● GIVEN INFORMATION:
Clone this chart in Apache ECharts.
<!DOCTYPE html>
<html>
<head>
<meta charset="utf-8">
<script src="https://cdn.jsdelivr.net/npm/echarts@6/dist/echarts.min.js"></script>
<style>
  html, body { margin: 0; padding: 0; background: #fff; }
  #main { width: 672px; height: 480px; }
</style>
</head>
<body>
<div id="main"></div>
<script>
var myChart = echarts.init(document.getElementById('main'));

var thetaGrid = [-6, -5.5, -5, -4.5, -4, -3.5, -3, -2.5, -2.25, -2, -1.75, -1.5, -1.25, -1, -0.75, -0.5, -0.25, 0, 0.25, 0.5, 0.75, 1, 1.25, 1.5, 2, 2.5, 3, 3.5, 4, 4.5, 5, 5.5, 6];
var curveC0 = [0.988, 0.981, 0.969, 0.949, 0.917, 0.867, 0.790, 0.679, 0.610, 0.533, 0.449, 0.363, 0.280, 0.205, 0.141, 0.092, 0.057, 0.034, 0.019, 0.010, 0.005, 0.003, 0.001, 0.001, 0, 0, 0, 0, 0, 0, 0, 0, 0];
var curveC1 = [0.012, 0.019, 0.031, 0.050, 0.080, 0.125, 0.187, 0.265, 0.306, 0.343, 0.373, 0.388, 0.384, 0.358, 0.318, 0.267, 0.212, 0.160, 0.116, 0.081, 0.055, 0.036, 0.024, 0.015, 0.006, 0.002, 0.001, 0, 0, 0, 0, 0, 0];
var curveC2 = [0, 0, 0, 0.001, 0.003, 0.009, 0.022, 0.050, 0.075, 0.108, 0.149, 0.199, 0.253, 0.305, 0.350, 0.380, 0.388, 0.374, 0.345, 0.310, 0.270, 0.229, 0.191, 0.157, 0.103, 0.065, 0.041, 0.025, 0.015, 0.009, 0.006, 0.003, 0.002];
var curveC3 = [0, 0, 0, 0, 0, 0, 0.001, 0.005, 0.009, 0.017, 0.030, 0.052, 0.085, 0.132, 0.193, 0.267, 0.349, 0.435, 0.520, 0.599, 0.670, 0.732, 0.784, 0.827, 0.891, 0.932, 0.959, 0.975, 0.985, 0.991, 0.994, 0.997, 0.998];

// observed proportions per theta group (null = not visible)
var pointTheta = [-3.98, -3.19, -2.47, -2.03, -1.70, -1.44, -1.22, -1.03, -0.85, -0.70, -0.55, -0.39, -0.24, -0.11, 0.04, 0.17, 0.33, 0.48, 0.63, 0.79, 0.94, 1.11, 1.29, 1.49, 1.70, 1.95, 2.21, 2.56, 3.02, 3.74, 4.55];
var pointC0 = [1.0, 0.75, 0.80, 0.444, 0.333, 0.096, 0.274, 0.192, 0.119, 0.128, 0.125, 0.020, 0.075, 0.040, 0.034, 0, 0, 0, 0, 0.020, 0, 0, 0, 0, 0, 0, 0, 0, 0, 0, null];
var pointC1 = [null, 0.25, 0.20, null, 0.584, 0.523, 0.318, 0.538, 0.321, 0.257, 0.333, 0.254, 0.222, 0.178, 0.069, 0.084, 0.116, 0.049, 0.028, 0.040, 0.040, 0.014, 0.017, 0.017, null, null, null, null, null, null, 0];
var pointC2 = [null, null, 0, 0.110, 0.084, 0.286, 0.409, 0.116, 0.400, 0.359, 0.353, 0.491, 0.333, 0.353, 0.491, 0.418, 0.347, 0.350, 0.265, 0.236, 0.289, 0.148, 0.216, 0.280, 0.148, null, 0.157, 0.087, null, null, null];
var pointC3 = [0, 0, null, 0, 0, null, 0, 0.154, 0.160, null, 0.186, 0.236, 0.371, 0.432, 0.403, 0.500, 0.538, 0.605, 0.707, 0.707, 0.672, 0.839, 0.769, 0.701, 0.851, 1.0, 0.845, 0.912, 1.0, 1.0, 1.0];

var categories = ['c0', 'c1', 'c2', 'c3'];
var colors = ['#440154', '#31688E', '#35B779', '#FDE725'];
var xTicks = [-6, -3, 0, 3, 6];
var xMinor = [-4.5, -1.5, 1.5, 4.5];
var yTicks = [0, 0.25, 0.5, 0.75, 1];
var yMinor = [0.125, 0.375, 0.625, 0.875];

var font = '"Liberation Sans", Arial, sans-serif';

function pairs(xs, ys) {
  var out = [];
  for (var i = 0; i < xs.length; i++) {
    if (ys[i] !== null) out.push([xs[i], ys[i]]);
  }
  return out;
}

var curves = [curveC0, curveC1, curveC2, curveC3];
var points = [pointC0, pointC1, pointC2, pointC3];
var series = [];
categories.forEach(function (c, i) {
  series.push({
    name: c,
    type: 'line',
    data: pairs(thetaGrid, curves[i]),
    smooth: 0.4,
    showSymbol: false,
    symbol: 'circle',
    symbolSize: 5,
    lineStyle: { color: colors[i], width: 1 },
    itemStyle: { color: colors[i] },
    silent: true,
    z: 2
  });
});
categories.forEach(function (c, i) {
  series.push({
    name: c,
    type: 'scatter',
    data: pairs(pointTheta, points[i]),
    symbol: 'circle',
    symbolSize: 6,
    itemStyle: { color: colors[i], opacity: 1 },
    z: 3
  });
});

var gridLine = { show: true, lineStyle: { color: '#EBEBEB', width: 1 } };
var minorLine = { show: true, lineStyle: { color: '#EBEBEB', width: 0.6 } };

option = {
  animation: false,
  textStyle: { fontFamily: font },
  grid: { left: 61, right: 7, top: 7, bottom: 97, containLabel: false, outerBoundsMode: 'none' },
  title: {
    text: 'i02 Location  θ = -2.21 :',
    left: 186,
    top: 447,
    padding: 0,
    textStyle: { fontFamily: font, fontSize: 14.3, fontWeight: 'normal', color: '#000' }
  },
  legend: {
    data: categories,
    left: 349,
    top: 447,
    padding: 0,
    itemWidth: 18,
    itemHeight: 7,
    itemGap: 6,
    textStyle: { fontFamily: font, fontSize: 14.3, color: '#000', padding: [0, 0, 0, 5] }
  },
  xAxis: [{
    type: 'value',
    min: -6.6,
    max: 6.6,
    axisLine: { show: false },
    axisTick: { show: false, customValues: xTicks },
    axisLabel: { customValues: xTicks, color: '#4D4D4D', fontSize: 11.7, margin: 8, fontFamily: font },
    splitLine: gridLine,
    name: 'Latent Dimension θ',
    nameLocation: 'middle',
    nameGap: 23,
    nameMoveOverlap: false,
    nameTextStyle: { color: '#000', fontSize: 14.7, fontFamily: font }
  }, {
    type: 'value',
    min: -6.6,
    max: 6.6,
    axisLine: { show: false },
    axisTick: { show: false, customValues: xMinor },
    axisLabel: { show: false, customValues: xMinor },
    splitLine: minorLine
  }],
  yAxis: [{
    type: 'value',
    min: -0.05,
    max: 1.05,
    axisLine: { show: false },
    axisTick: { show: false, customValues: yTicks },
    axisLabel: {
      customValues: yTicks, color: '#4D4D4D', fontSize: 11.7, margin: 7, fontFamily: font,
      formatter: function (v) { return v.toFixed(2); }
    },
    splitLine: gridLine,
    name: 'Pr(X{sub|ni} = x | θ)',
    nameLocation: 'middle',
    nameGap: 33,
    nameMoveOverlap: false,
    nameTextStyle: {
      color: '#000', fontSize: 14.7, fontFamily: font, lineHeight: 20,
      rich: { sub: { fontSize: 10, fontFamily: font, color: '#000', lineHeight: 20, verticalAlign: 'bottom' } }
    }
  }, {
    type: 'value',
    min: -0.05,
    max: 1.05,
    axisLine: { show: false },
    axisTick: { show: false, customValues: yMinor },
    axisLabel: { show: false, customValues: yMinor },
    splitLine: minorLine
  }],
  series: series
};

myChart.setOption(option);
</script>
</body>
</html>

● EXERCISE OBJECTIVE: Lines from the start of the material above through the line containing "0.994, 0.997, 0.998];" are to be duplicated exactly, and only those.

● FINAL RESULT:
Clone this chart in Apache ECharts.
<!DOCTYPE html>
<html>
<head>
<meta charset="utf-8">
<script src="https://cdn.jsdelivr.net/npm/echarts@6/dist/echarts.min.js"></script>
<style>
  html, body { margin: 0; padding: 0; background: #fff; }
  #main { width: 672px; height: 480px; }
</style>
</head>
<body>
<div id="main"></div>
<script>
var myChart = echarts.init(document.getElementById('main'));

var thetaGrid = [-6, -5.5, -5, -4.5, -4, -3.5, -3, -2.5, -2.25, -2, -1.75, -1.5, -1.25, -1, -0.75, -0.5, -0.25, 0, 0.25, 0.5, 0.75, 1, 1.25, 1.5, 2, 2.5, 3, 3.5, 4, 4.5, 5, 5.5, 6];
var curveC0 = [0.988, 0.981, 0.969, 0.949, 0.917, 0.867, 0.790, 0.679, 0.610, 0.533, 0.449, 0.363, 0.280, 0.205, 0.141, 0.092, 0.057, 0.034, 0.019, 0.010, 0.005, 0.003, 0.001, 0.001, 0, 0, 0, 0, 0, 0, 0, 0, 0];
var curveC1 = [0.012, 0.019, 0.031, 0.050, 0.080, 0.125, 0.187, 0.265, 0.306, 0.343, 0.373, 0.388, 0.384, 0.358, 0.318, 0.267, 0.212, 0.160, 0.116, 0.081, 0.055, 0.036, 0.024, 0.015, 0.006, 0.002, 0.001, 0, 0, 0, 0, 0, 0];
var curveC2 = [0, 0, 0, 0.001, 0.003, 0.009, 0.022, 0.050, 0.075, 0.108, 0.149, 0.199, 0.253, 0.305, 0.350, 0.380, 0.388, 0.374, 0.345, 0.310, 0.270, 0.229, 0.191, 0.157, 0.103, 0.065, 0.041, 0.025, 0.015, 0.009, 0.006, 0.003, 0.002];
var curveC3 = [0, 0, 0, 0, 0, 0, 0.001, 0.005, 0.009, 0.017, 0.030, 0.052, 0.085, 0.132, 0.193, 0.267, 0.349, 0.435, 0.520, 0.599, 0.670, 0.732, 0.784, 0.827, 0.891, 0.932, 0.959, 0.975, 0.985, 0.991, 0.994, 0.997, 0.998];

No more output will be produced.